Minneapolis Artist Captures Bakken's Life, Landscape In 25 Paintings
MINNEAPOLIS (AP) -- More than two dozen paintings that depict life and landscape during different seasons in the heart of North Dakota's oil boom, including workers operating machinery, a train loaded with shale crude and pickup trucks lined up outside a church, will be showcased for the first time next month.
The paintings by Minneapolis artist Joe Burns document the changes brought by the modern-day gold rush for the newly available riches of northwest North Dakota. Burns took his easel and a camera to Williston for about 30 days in 2014, doing some painting on site and taking pictures of people he would later paint on canvases at his studio.
Burns, a lover of history, said he tried to capture the flood of humanity that has poured into the region without a political or environmental point of view.
"I went out there really with a complete open mind. I didn't know what to expect," Burns said. "I tried to get everywhere, I went to bars, restaurants, and I was able to get out on the oil rigs. I put on hundreds of miles when I was out there just driving around, taking pictures, doing sketches of everything I could see out there."
The 25 oils will be displayed for the first time starting June 2 at James Memorial Art Center in Williston. The largest is a more than 6-foot-wide canvas showing an oil-hauling train crossing a vast prairie under a blue sky. Another shows an older man arriving at a train station with his possessions tucked under his arms. A third captures a drilling rig at night.
The art center in Williston agreed to host the exhibition because it shows a positive side to the oil boom, said Monica Tininenko, who searches for worthy artists in addition to serving as the center's administrative assistant.
"This is a very nice representation of everyday life in the oil patch," Tininenko said. "We have a lot of negativity about the area as far as how fast the boom happened, but we want to let everyone know that these oilfield workers have friends and families, and they're just like everyone else."
Burns said he wanted to paint large canvases for the collection to contrast with the way people nowadays tend to look at images.

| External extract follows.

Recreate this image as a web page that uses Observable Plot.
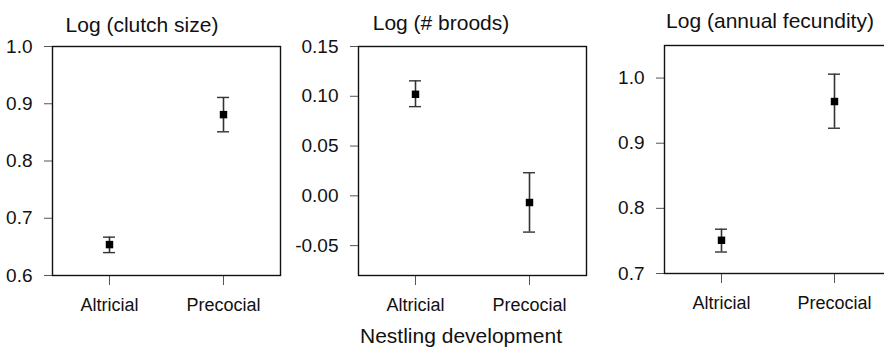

"I kind of think today people see everything that they want to see on their phones or their computer, and that's a small screen," said Burns, who is also a high school wrestling coach. "So I really wanted to do them as big as I could. I think it's a different way at looking at things when you can see something that big."
"Canvassing the Bakken Oil Fields: Oil on Oil" will also be showcased from July 8 through August 8 at Cappella Tower in Minneapolis.